TORONTO -- Two of Canada's biggest banks reported second-quarter earnings Thursday that benefited from bigger profit margins on the back of rising interest rates, which could be less of a boon in coming quarters as pressure mounts to raise the interest rates banks pay on deposits.

Toronto-Dominion Bank and Royal Bank of Canada handily beat analysts expectations with double-digit growth in the quarter ended Apr. 30, helped by a strong economy and growing net interest margins -- or the profit made on loans -- as interest rates rose on both sides of the border.

Of the two banks, TD reported Thursday a bigger quarterly bump, with its net income attributable to common shareholders of $2.85 billion for the quarter, up 17 per cent from a year earlier, while RBC reported a nine per cent increase to $2.98 billion.

On an adjusted basis, TD and RBC earned $1.62 and $2.10 per diluted share for the period, respectively, beating analyst expectations of $1.50 and $2.05, according to Thomson Reuters Eikon.

Both TD and RBC saw increases in net interest margins, the difference between the money they earn on loans they make and interest they pay out to savers, in both their Canadian and U.S. businesses, said Shannon Stemm, an analyst with Edward Jones in St. Louis.

The Bank of Canada has raised its trend-setting interest rate once this year and is expected to do so at least once more before the end of 2018.

A rising rate environment is helpful for the banks at the beginning of a cycle, but lenders won't be able to get away with not passing on those benefits to depositors as rates continue to climb, she said. It's a dynamic that is already underway in the U.S., but not quite yet north of the border, she added.
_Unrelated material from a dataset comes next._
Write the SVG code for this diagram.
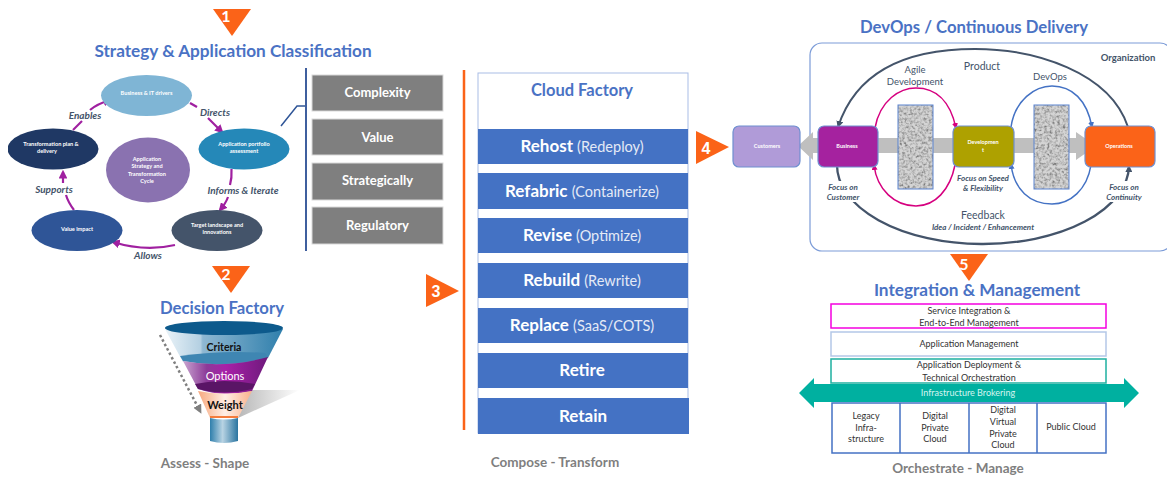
<svg xmlns="http://www.w3.org/2000/svg" width="1167" height="481" viewBox="0 0 1167 481">
<style>
text{font-family:Lato,"Liberation Sans",sans-serif;text-anchor:middle}
.h{font-size:17.2px;font-weight:700;fill:#4a72c4}
.foot{font-size:13.5px;font-weight:700;fill:#7f7f7f}
.num{font-size:16px;font-weight:700;fill:#fff}
.tri{fill:#fb6318}
.cyc{font-size:5.6px;font-weight:700;fill:#fff}
.lab{font-size:10px;font-weight:700;font-style:italic;fill:#44546a}
.gb{fill:#7f7f7f;stroke:#d9d9d9;stroke-width:1}
.gt{font-size:13px;font-weight:700;fill:#fff}
.bar{fill:#4472c4}
.bt{font-size:17px;font-weight:700;fill:#fff}
.bs{font-size:14.5px;font-weight:400;fill:#e4eaf6}
.d{font-size:9.5px;fill:#44546a}
.di{font-size:8px;font-style:italic;font-weight:700;fill:#44546a}
.box{font-size:5.5px;font-weight:700;fill:#fff}
.im{font-size:9px;fill:#333}
.arc{fill:none;stroke:#a020a0;stroke-width:2.2}
.end{marker-end:url(#mp)}
.noise{fill:#d4d4d4;filter:url(#noise)}
.nb{fill:none;stroke:#5b83d0}
</style>
<defs>
<marker id="mp" markerWidth="4" markerHeight="4" refX="3" refY="2" orient="auto"><path d="M0 0L4 2L0 4z" fill="#a020a0"/></marker>
<marker id="mk" markerWidth="7" markerHeight="7" refX="6" refY="3.5" orient="auto" markerUnits="userSpaceOnUse"><path d="M0 0L7 3.5L0 7z" fill="#44546a"/></marker>
<marker id="mm" markerWidth="6" markerHeight="6" refX="5" refY="3" orient="auto" markerUnits="userSpaceOnUse"><path d="M0 0L6 3L0 6z" fill="#d6007f"/></marker>
<marker id="mb" markerWidth="6" markerHeight="6" refX="5" refY="3" orient="auto" markerUnits="userSpaceOnUse"><path d="M0 0L6 3L0 6z" fill="#4472c4"/></marker>
<marker id="mg" markerWidth="9" markerHeight="9" refX="6" refY="4.5" orient="auto" markerUnits="userSpaceOnUse"><path d="M0 0L9 4.5L0 9z" fill="#7f7f7f"/></marker>
<filter id="noise" x="0" y="0" width="100%" height="100%"><feTurbulence type="fractalNoise" baseFrequency="0.38" numOctaves="2" seed="4"/><feColorMatrix values="0 0 0 0 .2 0 0 0 0 .2 0 0 0 0 .2 1.6 1.6 0 0 -1.35"/><feComposite in2="SourceGraphic" operator="in" result="n"/><feMerge><feMergeNode in="SourceGraphic"/><feMergeNode in="n"/></feMerge></filter>
<linearGradient id="f1" x1="0" x2="1" y1="0" y2="0"><stop offset="0" stop-color="#eaf3f8"/><stop offset=".3" stop-color="#b4d0e2"/><stop offset=".32" stop-color="#8fb8d2"/><stop offset="1" stop-color="#2f7fac"/></linearGradient>
<linearGradient id="f2" x1="0" x2="1" y1="0" y2="0"><stop offset="0" stop-color="#c9a5d0"/><stop offset=".28" stop-color="#8c3a98"/><stop offset=".5" stop-color="#a820a8"/><stop offset="1" stop-color="#6e1a7c"/></linearGradient>
<linearGradient id="f3" x1="0" x2="1" y1="0" y2="0"><stop offset="0" stop-color="#f7a87e"/><stop offset=".5" stop-color="#ffeee4"/><stop offset="1" stop-color="#f9b28c"/></linearGradient>
<linearGradient id="f4" x1="0" x2="1" y1="0" y2="0"><stop offset="0" stop-color="#2f7fac"/><stop offset=".45" stop-color="#b8d3e3"/><stop offset="1" stop-color="#2a74a0"/></linearGradient>
<linearGradient id="sh" x1="0" x2="1" y1="0" y2="0"><stop offset="0" stop-color="#a6a6a6"/><stop offset="1" stop-color="#fff"/></linearGradient>
<clipPath id="leftclip"><rect x="8" y="0" width="200" height="481"/></clipPath>
</defs>

<g id="step1"><path class="tri" d="M213 9H251L232 36z"/><text class="num" x="226" y="22">1</text></g>
<text class="h" x="233" y="57">Strategy &amp; Application Classification</text>

<g id="connectors">
<path class="arc" d="M73 130L82 121"/>
<path class="arc end" d="M90 110Q97 104 110 100"/>
<path class="arc" d="M190 103L197 107"/>
<path class="arc end" d="M208 118L222 132"/>
<path class="arc" d="M231.500 169Q232 178 230 185"/>
<path class="arc end" d="M228 197Q226 203 220 210"/>
<path class="arc end" d="M175 245Q145 252 113 242"/>
<path class="arc" d="M74 210Q68 202 66 195"/>
<path class="arc end" d="M63 183L63 172"/>
<path d="M281 126L297 106H306" fill="none" stroke="#2f5597" stroke-width="1.500"/>
<path d="M306 68V251" stroke="#3f5f9e" stroke-width="2" fill="none"/>
<path d="M464 70V430" stroke="#fb6318" stroke-width="2.500" fill="none"/>
</g>

<g id="n-drivers"><ellipse cx="146.500" cy="95.500" rx="45.500" ry="20.500" fill="#7fb5d5"/><text class="cyc" x="146.500" y="95">Business &amp; IT drivers</text></g>
<g id="n-portfolio"><ellipse cx="244" cy="149" rx="45.500" ry="20.500" fill="#2588b8"/><text class="cyc" x="244" y="146">Application portfolio</text><text class="cyc" x="244" y="153">assessment</text></g>
<g id="n-target"><ellipse cx="217" cy="230.500" rx="45.500" ry="20.500" fill="#44546a"/><text class="cyc" x="217" y="227">Target landscape and</text><text class="cyc" x="217" y="234">innovations</text></g>
<g id="n-value"><ellipse cx="77" cy="230.500" rx="45.500" ry="20.500" fill="#2f5597"/><text class="cyc" x="77" y="231">Value impact</text></g>
<g id="n-plan"><ellipse cx="53" cy="149" rx="45.500" ry="20.500" fill="#1f3864" clip-path="url(#leftclip)"/><text class="cyc" x="51" y="146">Transformation plan &amp;</text><text class="cyc" x="47" y="153">delivery</text></g>
<g id="n-center"><ellipse cx="148" cy="170" rx="42" ry="32.500" fill="#8a72b0"/><text class="cyc" x="147" y="161">Application</text><text class="cyc" x="147" y="168">Strategy and</text><text class="cyc" x="147" y="176">Transformation</text><text class="cyc" x="147" y="183">Cycle</text></g>
<text class="lab" x="85" y="119">Enables</text><text class="lab" x="215" y="116">Directs</text><text class="lab" x="243" y="194">Informs &amp; Iterate</text><text class="lab" x="54" y="193">Supports</text><text class="lab" x="148" y="259">Allows</text>

<g id="g1"><rect class="gb" x="312" y="75" width="131" height="36"/><text class="gt" x="377.500" y="97">Complexity</text></g>
<g id="g2"><rect class="gb" x="312" y="119" width="131" height="36"/><text class="gt" x="377.500" y="142">Value</text></g>
<g id="g3"><rect class="gb" x="312" y="163" width="131" height="37"/><text class="gt" x="377.500" y="185">Strategically</text></g>
<g id="g4"><rect class="gb" x="312" y="207" width="131" height="37"/><text class="gt" x="377.500" y="230">Regulatory</text></g>

<g id="step2"><path class="tri" d="M212 266H250L231 293z"/><text class="num" x="226" y="280">2</text></g>
<text class="h" x="222" y="314" style="font-size:16.7px">Decision Factory</text>
<g id="funnel">
<path d="M244 390H300L238 418z" fill="url(#sh)" opacity=".8"/>
<path d="M165 329L183 362Q224 372 268 358L283 329z" fill="url(#f1)"/>
<path d="M183 361Q224 369 268 357L265 353Q224 350 180 356z" fill="#3f86b2"/>
<path d="M183 361Q224 369 268 357L252 391Q224 398 198 389z" fill="url(#f2)"/>
<path d="M198 389Q224 396 252 389L255 384Q224 378 195 384z" fill="#5a1566"/>
<path d="M198 391Q224 396 252 391L238 418H210z" fill="url(#f3)"/>
<path d="M210 416H238V418H210z" fill="#f47c3c"/>
<ellipse cx="224" cy="328" rx="59" ry="7" fill="#0d5a8c"/>
<path d="M210 418Q224 421 238 418V441Q224 445 210 441z" fill="url(#f4)"/>
<path d="M160 335L200 411" stroke="#7f7f7f" stroke-width="2.500" stroke-dasharray="2.500 2.500" fill="none" marker-end="url(#mg)"/>
<text x="224" y="351" font-size="10.500" font-weight="700" fill="#111">Criteria</text>
<text x="225" y="380" font-size="11" fill="#fff">Options</text>
<text x="225" y="409" font-size="11" font-weight="700" fill="#111">Weight</text>
</g>
<text class="foot" x="205" y="468">Assess - Shape</text>

<g id="step3"><path class="tri" d="M426 274L459 291L426 307z"/><text class="num" x="436" y="297" style="font-family:'Liberation Sans'">3</text></g>

<g id="cloud-factory">
<rect x="478" y="73" width="210" height="360" fill="#fff" stroke="#a9bde6"/>
<text x="582" y="96" font-size="16.500" font-weight="700" fill="#4a72c4">Cloud Factory</text>
<rect class="bar" x="478" y="129" width="210" height="35"/><text class="bt" x="582" y="152">Rehost <tspan class="bs">(Redeploy)</tspan></text>
<rect class="bar" x="478" y="173" width="210" height="36"/><text class="bt" x="582" y="197">Refabric <tspan class="bs">(Containerize)</tspan></text>
<rect class="bar" x="478" y="218" width="210" height="35"/><text class="bt" x="582" y="241">Revise <tspan class="bs">(Optimize)</tspan></text>
<rect class="bar" x="478" y="263" width="210" height="35"/><text class="bt" x="582" y="286">Rebuild <tspan class="bs">(Rewrite)</tspan></text>
<rect class="bar" x="478" y="308" width="210" height="35"/><text class="bt" x="582" y="331">Replace <tspan class="bs">(SaaS/COTS)</tspan></text>
<rect class="bar" x="478" y="353" width="210" height="35"/><text class="bt" x="582" y="376">Retire</text>
<rect class="bar" x="478" y="398" width="211" height="36"/><text class="bt" x="583" y="422">Retain</text>
</g>
<text class="foot" x="555" y="467">Compose - Transform</text>

<g id="step4"><path class="tri" d="M696 131L729 147L696 164z"/><text class="num" x="706" y="154" style="font-family:'Liberation Sans'">4</text></g>
<text class="h" x="974" y="33" style="font-size:16.7px">DevOps / Continuous Delivery</text>
<rect x="810" y="43" width="362" height="208" rx="12" fill="#fff" stroke="#7c9cd8" stroke-width="1.200"/>
<text class="d" x="1128" y="61" style="font-weight:700">Organization</text>

<g id="devops-connectors">
<path d="M798 146L813 132V138H1076V132L1096 146L1076 160V153H813V160z" fill="#bfbfbf"/>
<path d="M1128 127C1110 72 1035 49 975 49C900 49 855 75 838 127" fill="none" stroke="#44546a" stroke-width="2" marker-end="url(#mk)"/>
<path d="M837 164A146 79 0 0 0 1129 166" fill="none" stroke="#44546a" stroke-width="2.300" marker-end="url(#mk)"/>
<rect x="824" y="181" width="40" height="21" fill="#fff"/>
<rect x="1105" y="181" width="40" height="21" fill="#fff"/>
<path d="M875 128C880 100 900 88 916 88C935 88 950 100 956 128" fill="none" stroke="#d6007f" stroke-width="1.500" marker-end="url(#mm)"/>
<path d="M955 165C950 190 935 206 916 206C895 206 877 190 874 165" fill="none" stroke="#d6007f" stroke-width="1.500" marker-end="url(#mm)"/>
<path d="M1011 127C1015 100 1035 86 1052 86C1072 86 1087 100 1092 127" fill="none" stroke="#4472c4" stroke-width="1.500" marker-end="url(#mb)"/>
<path d="M1091 165C1087 190 1070 204 1052 204C1030 204 1014 190 1011 164" fill="none" stroke="#4472c4" stroke-width="1.500" marker-end="url(#mb)"/>
</g>
<rect class="noise" x="898" y="105" width="35" height="84"/><rect class="nb" x="898" y="105" width="35" height="84"/>
<rect class="noise" x="1034" y="105" width="35" height="84"/><rect class="nb" x="1034" y="105" width="35" height="84"/>
<g id="customers"><rect x="733" y="126" width="67" height="41" rx="6" fill="#b09bd8" stroke="#6f8fd0" stroke-width="1.200"/><text class="box" x="767" y="148">Customers</text></g>
<g id="business"><rect x="818" y="126" width="60" height="41" rx="6" fill="#a5229f" stroke="#6f8fd0" stroke-width="1.200"/><text class="box" x="847" y="148">Business</text></g>
<g id="development"><rect x="953" y="126" width="61" height="41" rx="6" fill="#aea100" stroke="#6f8fd0" stroke-width="1.200"/><text class="box" x="983" y="144">Developmen</text><text class="box" x="983" y="152">t</text></g>
<g id="operations"><rect x="1085" y="126" width="70" height="41" rx="6" fill="#fb6318" stroke="#6f8fd0" stroke-width="1.200"/><text class="box" x="1119" y="148">Operations</text></g>
<text class="d" x="982" y="70" style="font-size:10.500px">Product</text>
<text class="d" x="915" y="73">Agile</text><text class="d" x="915" y="85">Development</text>
<text class="d" x="1050" y="80">DevOps</text>
<text class="d" x="983" y="219" style="font-size:10.500px">Feedback</text>
<text class="di" x="983" y="230">Idea / Incident / Enhancement</text>
<text class="di" x="843" y="190">Focus on</text><text class="di" x="843" y="200">Customer</text>
<text class="di" x="983" y="181">Focus on Speed</text><text class="di" x="983" y="191">&amp; Flexibility</text>
<text class="di" x="1124" y="190">Focus on</text><text class="di" x="1124" y="200">Continuity</text>

<g id="step5"><path class="tri" d="M950 254H988L969 281z"/><text class="num" x="964" y="270">5</text></g>
<text class="h" x="977" y="296">Integration &amp; Management</text>
<g id="im1"><rect x="831" y="304" width="275" height="24" fill="#fff" stroke="#f500e0" stroke-width="1.500"/><text class="im" x="969" y="314">Service Integration &amp;</text><text class="im" x="969" y="326">End-to-End Management</text></g>
<g id="im2"><rect x="831" y="332" width="275" height="24" fill="#fff" stroke="#b4c7e7" stroke-width="1.500"/><text class="im" x="969" y="347">Application Management</text></g>
<g id="im3"><rect x="831" y="359" width="275" height="24" fill="#fff" stroke="#1eb0a0" stroke-width="1.500"/><text class="im" x="969" y="368">Application Deployment &amp;</text><text class="im" x="969" y="381">Technical Orchestration</text></g>
<g id="im4"><path d="M799 393L814 378V384H1124V378L1139 393L1124 408V402H814V408z" fill="#00b0a0"/><text x="968" y="396" font-size="9" fill="#d5f5f0">Infrastructure Brokering</text></g>
<g id="im5"><rect x="832" y="403" width="274" height="50" fill="#fff" stroke="#4472c4" stroke-width="1.500"/><path d="M900 403V453M969 403V453M1037 403V453" stroke="#4472c4" stroke-width="1.500"/>
<text class="im" x="866" y="419">Legacy</text><text class="im" x="866" y="431">Infra-</text><text class="im" x="866" y="442">structure</text>
<text class="im" x="935" y="419">Digital</text><text class="im" x="935" y="431">Private</text><text class="im" x="935" y="442">Cloud</text>
<text class="im" x="1003" y="413">Digital</text><text class="im" x="1003" y="425">Virtual</text><text class="im" x="1003" y="437">Private</text><text class="im" x="1003" y="448">Cloud</text>
<text class="im" x="1071" y="430">Public Cloud</text></g>
<text class="foot" x="958" y="473">Orchestrate - Manage</text>
</svg>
"After a given amount of time, as rates are going up, they have to start increasing deposit rates too," Stemm said in an interview. "And so, that squeezes that margin that was falling to the bottom line."

Year-over-year increases in net interest margins (NIM) for both banks' Canadian divisions helped fuel their big profit beats. TD's Canadian retail division's NIM was 2.91 per cent, up from 2.81 from a year ago, while RBC's Canadian personal and commercial banking division had a NIM of 2.79 per cent, up from 2.67 per cent a year earlier.

"One of the benefits has been that deposit rates have not risen as quickly as loan rates," John Mackerey, vice-president, global financial institutions group at DBRS in New York.

"So that's certainly helped with the margin expansion."

In turn, both banks saw strong earnings at home as mortgage growth remained steady despite a cooling housing market in the wake of tighter regulations for uninsured mortgages introduced at the beginning of the year.

TD's Canadian retail division net income was $1.83 billion, up 17 per cent compared with last year. RBC's Canadian personal and small business banking division reported a seven per cent increase in net income to $1.46 billion.

TD had $269 billion in its Canadian real estate secured lending portfolio at the end of the latest quarter, up five per cent from $256 billion a year earlier. RBC, meanwhile, had $258 billion in uninsured and insured residential mortgages across Canada at the end of the quarter, up 5.1 per cent from a year earlier.